Winkler became convinced researching his book that it was Kennedy who insisted that the opinion establishing the individual gun ownership right, District of Columbia v. Heller, contain language that it was not calling into question reasonable restrictions on gun ownership.
“There must be some concern about the way Justice Kennedy is going to go” in future cases, Winkler said.
Barnes interviewed me for that article, and I resisted giving into the Kennedy theory–no matter how many times he asked–as I did in my piece in the American Spectator.
In her column, Linda Greenhouse suggests that it is indeed Roberts, not Kennedy, who was responsible for the “conciliatory” language.

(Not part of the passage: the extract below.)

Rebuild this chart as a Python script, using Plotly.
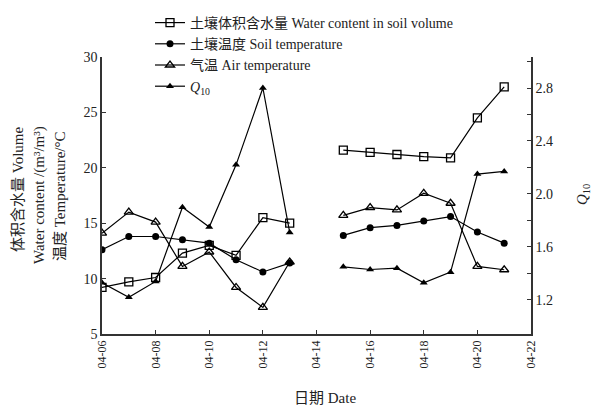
import plotly.graph_objects as go

dates = ["2024-04-06", "2024-04-07", "2024-04-08", "2024-04-09", "2024-04-10", "2024-04-11",
         "2024-04-12", "2024-04-13", "2024-04-14", "2024-04-15", "2024-04-16", "2024-04-17",
         "2024-04-18", "2024-04-19", "2024-04-20", "2024-04-21"]
water_content = [9.2, 9.7, 10.1, 12.3, 13.0, 12.1, 15.5, 15.0, None,
                 21.6, 21.4, 21.2, 21.0, 20.9, 24.5, 27.3]
soil_temp = [12.6, 13.8, 13.8, 13.5, 13.2, 11.7, 10.6, 11.4, None,
             13.9, 14.6, 14.8, 15.2, 15.6, 14.2, 13.2]
air_temp = [14.1, 16.0, 15.1, 11.1, 12.4, 9.2, 7.4, 11.5, None,
            15.7, 16.4, 16.2, 17.7, 16.8, 11.1, 10.8]
q10 = [1.33, 1.22, 1.34, 1.90, 1.75, 2.22, 2.80, 1.71, None,
       1.45, 1.43, 1.44, 1.33, 1.41, 2.15, 2.17]

x_ticks = ["2024-04-06", "2024-04-08", "2024-04-10", "2024-04-12", "2024-04-14",
           "2024-04-16", "2024-04-18", "2024-04-20", "2024-04-22"]
x_tick_labels = ["04-06", "04-08", "04-10", "04-12", "04-14", "04-16", "04-18", "04-20", "04-22"]
left_ticks = [5, 10, 15, 20, 25, 30]
right_ticks = [1.2, 1.6, 2.0, 2.4, 2.8]
right_tick_labels = ["1.2", "1.6", "2.0", "2.4", "2.8"]

FONT = "Liberation Serif, Times New Roman, Noto Sans CJK SC, serif"
TXT = "#222"
line = dict(color="black", width=1.2)

# the page body has an 8px margin; size the figure so it fits the 602x414 window
OFF = 8
W, H = 602 - 2 * OFF, 414 - 2 * OFF
PL, PT, PR, PB = 102, 57, 531, 334          # plot area in window pixels
L, T = PL - OFF, PT - OFF
R, B = (W + OFF) - PR, (H + OFF) - PB
pw, ph = PR - PL, PB - PT


def px(xw):
    return (xw - PL) / pw


def py(yw):
    return 1 - (yw - PT) / ph


fig = go.Figure()
fig.add_trace(go.Scatter(x=dates, y=water_content, mode="lines+markers", line=line,
                         marker=dict(symbol="square-open", size=8, color="black", line=dict(width=1.3)),
                         name="土壤体积含水量 Water content in soil volume", connectgaps=False))
fig.add_trace(go.Scatter(x=dates, y=soil_temp, mode="lines+markers", line=line,
                         marker=dict(symbol="circle", size=7, color="black"),
                         name="土壤温度 Soil temperature", connectgaps=False))
fig.add_trace(go.Scatter(x=dates, y=air_temp, mode="lines+markers", line=line,
                         marker=dict(symbol="triangle-up-open", size=8, color="black", line=dict(width=1.3)),
                         name="气温 Air temperature", connectgaps=False))
fig.add_trace(go.Scatter(x=dates, y=q10, mode="lines+markers", line=line, yaxis="y2",
                         marker=dict(symbol="triangle-up", size=7, color="black"),
                         name="<i>Q</i><sub>10</sub>", connectgaps=False))

axis_common = dict(ticks="inside", ticklen=4, tickcolor="#333", showline=True, linecolor="#333",
                   linewidth=1.5, showgrid=False, zeroline=False, automargin=False)


def ann(text, xw, yw, size, angle=0):
    return dict(text=text, x=px(xw), y=py(yw), xref="paper", yref="paper", showarrow=False,
                xanchor="center", yanchor="middle", textangle=angle, font=dict(size=size))


fig.update_layout(
    width=W, height=H,
    margin=dict(l=L, r=R, t=T, b=B, autoexpand=False),
    paper_bgcolor="white", plot_bgcolor="white",
    font=dict(family=FONT, size=13, color=TXT),
    showlegend=True,
    legend=dict(x=px(150), y=py(7), xanchor="left", yanchor="top",
                bgcolor="rgba(0,0,0,0)", font=dict(size=14, family=FONT, color=TXT),
                tracegroupgap=0, itemwidth=30),
    xaxis=dict(type="date", range=["2024-04-06", "2024-04-22"], tickvals=x_ticks,
               ticktext=x_tick_labels, tickangle=-90, tickfont=dict(size=12), **axis_common),
    yaxis=dict(range=[5, 30], tickvals=left_ticks, tickfont=dict(size=14), **axis_common),
    yaxis2=dict(range=[0.943, 3.034], overlaying="y", side="right", tickvals=right_ticks,
                ticktext=right_tick_labels, tickfont=dict(size=14),
                minor=dict(tickvals=[1.4, 1.8, 2.2, 2.6, 3.0], ticks="inside", ticklen=4, tickcolor="#333"),
                **axis_common),
    annotations=[
        ann("体积含水量 Volume", 18, 190, 15, -90),
        ann("Water content /(m³/m³)", 39, 195, 15, -90),
        ann("温度 Temperature/°C", 60, 196, 15, -90),
        ann("日期 Date", 325, 398, 15),
        ann("<i>Q</i><sub>10</sub>", 583, 195, 15, -90),
    ],
)

fig.write_html("out.html")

To the contrary, Justice Scalia ended the Heller opinion by acknowledging the specific problems posed by handguns. “We are aware of the problem of handgun violence in this country,” he wrote, “and we take seriously the concerns raised by the many amici who believe that prohibition of handgun ownership is a solution.” (As an aside, the conciliatory tone of this statement is so unlike Justice Scalia that I suspect it was added at the insistence and probably also from the pen of a member of his majority, most likely Chief Justice Roberts.) Justice Scalia (or whoever) continued: “But the enshrinement of constitutional rights necessarily takes certain policy choices off the table. These include the absolute prohibition of handguns held and used for self-defense in the home.”

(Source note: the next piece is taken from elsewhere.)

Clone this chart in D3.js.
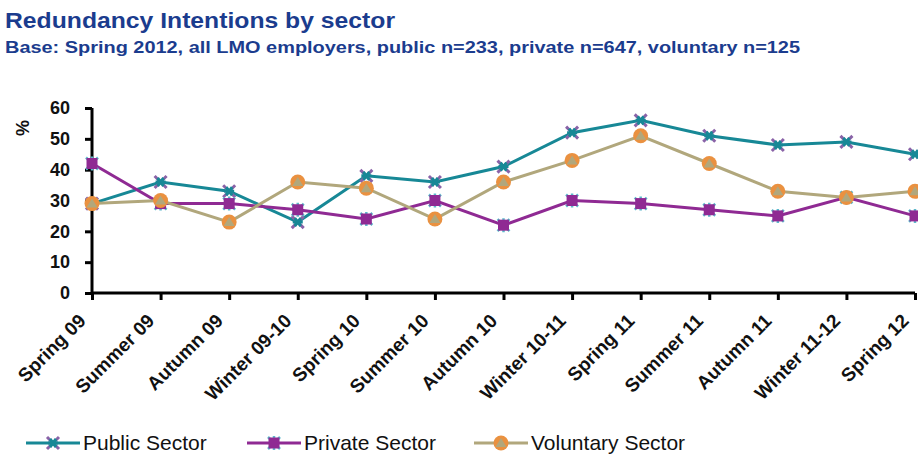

I’ve slowly come around to the opinion that it may be Roberts. Several people who were in the Court during arguments in Heller saw Kennedy as very gung ho and active, while Roberts was far more laid back and reserved. (I wasn’t there).

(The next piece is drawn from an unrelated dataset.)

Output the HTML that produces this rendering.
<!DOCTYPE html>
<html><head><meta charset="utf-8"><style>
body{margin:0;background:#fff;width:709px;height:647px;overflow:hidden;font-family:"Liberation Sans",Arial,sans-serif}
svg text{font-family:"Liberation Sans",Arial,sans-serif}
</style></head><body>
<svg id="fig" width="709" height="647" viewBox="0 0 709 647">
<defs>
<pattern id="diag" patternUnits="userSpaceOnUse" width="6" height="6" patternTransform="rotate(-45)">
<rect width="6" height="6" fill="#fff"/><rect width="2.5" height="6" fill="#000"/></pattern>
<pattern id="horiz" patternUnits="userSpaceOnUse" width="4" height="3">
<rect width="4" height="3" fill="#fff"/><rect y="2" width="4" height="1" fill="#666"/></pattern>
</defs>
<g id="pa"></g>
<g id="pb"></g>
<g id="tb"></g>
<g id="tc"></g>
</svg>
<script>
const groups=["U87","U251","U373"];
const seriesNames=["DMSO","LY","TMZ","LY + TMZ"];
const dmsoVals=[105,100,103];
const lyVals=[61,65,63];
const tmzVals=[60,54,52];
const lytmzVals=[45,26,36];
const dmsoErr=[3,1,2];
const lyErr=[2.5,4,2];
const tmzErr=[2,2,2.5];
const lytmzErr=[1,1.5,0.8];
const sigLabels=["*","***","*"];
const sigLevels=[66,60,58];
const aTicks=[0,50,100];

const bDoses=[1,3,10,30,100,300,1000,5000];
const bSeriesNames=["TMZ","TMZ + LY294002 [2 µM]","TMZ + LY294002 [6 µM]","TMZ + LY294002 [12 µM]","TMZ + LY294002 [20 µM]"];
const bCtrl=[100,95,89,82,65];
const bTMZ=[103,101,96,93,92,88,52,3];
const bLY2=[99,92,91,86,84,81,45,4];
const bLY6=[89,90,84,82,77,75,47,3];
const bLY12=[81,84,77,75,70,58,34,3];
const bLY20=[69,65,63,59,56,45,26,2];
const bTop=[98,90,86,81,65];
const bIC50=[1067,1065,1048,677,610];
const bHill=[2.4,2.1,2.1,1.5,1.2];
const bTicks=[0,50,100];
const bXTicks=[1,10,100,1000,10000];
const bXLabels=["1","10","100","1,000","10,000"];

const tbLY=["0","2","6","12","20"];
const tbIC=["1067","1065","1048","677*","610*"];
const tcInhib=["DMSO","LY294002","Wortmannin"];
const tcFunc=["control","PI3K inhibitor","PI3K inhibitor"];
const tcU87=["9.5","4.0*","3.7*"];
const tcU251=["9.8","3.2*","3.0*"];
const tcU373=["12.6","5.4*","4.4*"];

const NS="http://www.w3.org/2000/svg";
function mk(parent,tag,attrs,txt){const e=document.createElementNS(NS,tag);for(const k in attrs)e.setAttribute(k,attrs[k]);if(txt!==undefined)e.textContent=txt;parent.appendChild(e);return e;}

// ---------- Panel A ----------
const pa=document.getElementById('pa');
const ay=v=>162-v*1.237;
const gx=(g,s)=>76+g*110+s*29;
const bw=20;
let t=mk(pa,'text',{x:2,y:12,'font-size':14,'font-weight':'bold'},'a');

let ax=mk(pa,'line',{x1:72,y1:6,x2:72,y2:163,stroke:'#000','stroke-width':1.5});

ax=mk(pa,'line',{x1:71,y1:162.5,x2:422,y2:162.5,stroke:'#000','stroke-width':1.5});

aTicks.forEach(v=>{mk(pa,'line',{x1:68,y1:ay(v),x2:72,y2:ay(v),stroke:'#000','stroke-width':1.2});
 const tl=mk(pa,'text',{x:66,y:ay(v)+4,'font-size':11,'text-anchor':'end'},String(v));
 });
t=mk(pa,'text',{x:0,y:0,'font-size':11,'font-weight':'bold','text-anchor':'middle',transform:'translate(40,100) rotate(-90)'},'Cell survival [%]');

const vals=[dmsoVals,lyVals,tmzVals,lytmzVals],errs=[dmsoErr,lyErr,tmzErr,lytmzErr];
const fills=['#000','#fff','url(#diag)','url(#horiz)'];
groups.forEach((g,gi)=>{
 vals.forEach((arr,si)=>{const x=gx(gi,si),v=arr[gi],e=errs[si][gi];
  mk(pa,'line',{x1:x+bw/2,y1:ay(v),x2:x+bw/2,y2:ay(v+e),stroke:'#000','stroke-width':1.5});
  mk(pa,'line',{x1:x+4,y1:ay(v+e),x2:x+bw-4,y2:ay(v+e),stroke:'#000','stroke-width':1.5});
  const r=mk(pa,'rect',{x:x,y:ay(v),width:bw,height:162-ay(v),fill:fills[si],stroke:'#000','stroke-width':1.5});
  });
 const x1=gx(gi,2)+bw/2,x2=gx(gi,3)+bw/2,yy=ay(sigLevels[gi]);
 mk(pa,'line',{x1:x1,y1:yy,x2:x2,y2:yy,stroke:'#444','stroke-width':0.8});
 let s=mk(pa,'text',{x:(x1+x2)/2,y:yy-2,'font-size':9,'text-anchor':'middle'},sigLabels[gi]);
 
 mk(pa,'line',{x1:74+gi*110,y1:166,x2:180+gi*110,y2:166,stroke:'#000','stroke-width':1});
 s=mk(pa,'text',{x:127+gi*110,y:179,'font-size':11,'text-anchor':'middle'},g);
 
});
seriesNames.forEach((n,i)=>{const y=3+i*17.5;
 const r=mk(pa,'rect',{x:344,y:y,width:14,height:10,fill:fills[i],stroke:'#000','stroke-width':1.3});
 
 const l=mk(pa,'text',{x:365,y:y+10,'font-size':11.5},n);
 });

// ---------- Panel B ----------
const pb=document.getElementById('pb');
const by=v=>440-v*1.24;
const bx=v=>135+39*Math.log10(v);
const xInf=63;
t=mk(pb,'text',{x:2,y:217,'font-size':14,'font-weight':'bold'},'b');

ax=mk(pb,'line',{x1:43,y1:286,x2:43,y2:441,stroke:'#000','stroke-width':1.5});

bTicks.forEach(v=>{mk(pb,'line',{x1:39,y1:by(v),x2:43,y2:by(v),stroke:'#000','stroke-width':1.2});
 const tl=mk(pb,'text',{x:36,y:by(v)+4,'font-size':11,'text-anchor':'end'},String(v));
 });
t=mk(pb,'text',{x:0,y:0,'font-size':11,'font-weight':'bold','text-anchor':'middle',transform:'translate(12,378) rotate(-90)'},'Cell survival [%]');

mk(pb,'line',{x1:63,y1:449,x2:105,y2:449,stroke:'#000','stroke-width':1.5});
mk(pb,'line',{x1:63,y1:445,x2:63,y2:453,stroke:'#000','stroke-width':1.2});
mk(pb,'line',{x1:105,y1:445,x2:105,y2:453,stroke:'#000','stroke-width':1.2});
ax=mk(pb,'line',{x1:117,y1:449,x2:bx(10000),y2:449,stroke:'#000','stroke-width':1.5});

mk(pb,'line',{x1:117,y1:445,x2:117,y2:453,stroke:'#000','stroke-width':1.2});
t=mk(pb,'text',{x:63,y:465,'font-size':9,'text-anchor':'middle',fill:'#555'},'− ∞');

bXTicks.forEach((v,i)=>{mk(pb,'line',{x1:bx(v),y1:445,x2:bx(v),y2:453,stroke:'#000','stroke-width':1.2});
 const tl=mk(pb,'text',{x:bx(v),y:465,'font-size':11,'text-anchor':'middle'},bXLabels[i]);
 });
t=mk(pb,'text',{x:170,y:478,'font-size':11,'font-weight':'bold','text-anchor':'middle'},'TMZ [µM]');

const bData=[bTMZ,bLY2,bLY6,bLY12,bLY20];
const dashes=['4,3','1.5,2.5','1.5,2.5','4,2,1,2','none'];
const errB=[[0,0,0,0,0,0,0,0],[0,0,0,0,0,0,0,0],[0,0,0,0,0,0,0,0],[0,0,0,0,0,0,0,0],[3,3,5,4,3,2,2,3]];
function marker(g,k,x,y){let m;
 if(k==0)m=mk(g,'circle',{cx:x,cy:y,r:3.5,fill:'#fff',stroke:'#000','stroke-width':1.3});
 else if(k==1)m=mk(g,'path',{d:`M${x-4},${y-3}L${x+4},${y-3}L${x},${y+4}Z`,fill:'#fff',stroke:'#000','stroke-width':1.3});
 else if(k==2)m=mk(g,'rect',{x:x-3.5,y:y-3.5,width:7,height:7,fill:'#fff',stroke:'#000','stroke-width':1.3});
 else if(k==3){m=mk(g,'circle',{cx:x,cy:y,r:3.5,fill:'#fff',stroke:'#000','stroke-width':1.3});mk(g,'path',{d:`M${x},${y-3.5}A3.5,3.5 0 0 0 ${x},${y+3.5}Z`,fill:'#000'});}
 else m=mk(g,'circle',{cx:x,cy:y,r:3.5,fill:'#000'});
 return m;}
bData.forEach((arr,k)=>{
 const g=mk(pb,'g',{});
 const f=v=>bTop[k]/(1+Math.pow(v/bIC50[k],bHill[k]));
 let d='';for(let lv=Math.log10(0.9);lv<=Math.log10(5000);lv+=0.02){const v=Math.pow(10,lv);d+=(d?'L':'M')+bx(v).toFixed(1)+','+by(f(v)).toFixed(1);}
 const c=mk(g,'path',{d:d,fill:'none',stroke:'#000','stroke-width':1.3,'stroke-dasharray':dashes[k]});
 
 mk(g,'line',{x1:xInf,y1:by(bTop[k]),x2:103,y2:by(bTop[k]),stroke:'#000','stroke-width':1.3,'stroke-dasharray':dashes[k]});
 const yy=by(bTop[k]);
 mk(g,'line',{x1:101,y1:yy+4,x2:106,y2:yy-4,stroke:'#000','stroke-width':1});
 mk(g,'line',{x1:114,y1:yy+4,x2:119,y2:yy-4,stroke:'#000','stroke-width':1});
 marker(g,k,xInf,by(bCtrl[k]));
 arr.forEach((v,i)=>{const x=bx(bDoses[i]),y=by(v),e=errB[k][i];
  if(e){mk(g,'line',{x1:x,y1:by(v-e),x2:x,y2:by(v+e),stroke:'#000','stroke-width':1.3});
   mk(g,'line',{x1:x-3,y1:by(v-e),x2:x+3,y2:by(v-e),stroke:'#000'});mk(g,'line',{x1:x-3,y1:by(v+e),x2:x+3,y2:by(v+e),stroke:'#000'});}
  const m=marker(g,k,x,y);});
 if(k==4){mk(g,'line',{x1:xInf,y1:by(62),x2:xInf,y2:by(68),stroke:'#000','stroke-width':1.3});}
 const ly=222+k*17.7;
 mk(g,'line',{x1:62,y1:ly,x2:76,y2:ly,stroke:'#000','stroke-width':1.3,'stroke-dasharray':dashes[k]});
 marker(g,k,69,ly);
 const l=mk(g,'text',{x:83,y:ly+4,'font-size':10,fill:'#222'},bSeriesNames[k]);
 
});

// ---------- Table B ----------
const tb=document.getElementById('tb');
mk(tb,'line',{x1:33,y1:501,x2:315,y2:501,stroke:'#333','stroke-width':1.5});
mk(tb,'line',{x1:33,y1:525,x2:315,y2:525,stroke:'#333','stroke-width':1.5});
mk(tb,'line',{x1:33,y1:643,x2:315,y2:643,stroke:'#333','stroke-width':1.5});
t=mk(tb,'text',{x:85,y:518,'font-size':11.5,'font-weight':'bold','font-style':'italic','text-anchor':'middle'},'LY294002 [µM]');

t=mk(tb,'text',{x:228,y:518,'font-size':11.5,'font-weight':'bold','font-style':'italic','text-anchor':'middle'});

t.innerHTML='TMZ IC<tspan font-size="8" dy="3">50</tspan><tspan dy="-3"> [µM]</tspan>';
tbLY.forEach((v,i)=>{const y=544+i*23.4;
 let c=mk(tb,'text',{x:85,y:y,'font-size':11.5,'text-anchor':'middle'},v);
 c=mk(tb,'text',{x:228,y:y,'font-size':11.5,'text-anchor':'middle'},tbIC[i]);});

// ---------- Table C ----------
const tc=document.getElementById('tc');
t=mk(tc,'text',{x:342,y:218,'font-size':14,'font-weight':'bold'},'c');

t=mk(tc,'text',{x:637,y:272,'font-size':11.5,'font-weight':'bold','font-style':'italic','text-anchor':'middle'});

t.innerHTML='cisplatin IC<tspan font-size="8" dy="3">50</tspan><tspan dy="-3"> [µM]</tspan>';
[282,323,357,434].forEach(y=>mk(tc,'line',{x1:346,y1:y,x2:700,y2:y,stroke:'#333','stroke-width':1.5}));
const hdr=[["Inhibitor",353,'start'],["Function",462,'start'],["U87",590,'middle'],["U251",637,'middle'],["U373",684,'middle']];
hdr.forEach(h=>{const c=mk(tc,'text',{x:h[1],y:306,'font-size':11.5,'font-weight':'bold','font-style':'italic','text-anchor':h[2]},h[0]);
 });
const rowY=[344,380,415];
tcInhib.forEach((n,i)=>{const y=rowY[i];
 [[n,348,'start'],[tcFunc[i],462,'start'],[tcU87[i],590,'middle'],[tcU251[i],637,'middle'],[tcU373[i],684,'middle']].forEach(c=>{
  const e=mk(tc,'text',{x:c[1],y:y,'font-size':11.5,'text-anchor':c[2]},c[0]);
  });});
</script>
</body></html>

Consider this lengthy question from the Chief to SG Clement where he rejects having to set a standard of review:
CHIEF JUSTICE ROBERTS: Well, these various phrases under the different standards that are proposed, “compelling interest,” “significant interest,” “narrowly tailored,” none of them appear in the Constitution; and I wonder why in this case we have to articulate an all-encompassing standard. Isn’t it enough to determine the scope of the existing right that the amendment refers to, look at the various regulations that were available at the time, including you can’t take the gun to the marketplace and all that, and determine how these — how this restriction and the scope of this right looks in relation to those? I’m not sure why we have to articulate some very intricate standard. I mean, these standards that apply in the First Amendment just kind of developed over the years as sort of baggage that the First Amendment picked up. But I don’t know why when we are starting afresh, we would try to articulate a whole standard that would apply in every case?
Usually it is Kennedy who eschews judicial tests in terms of scrutiny, but Roberts was unwilling to set up a framework that could be used to reach beyond handgun bans.
Obviously, this is all speculation, but this speculation is even more salient now that Scalia and Thomas have fractured off to dissent from the denial of cert.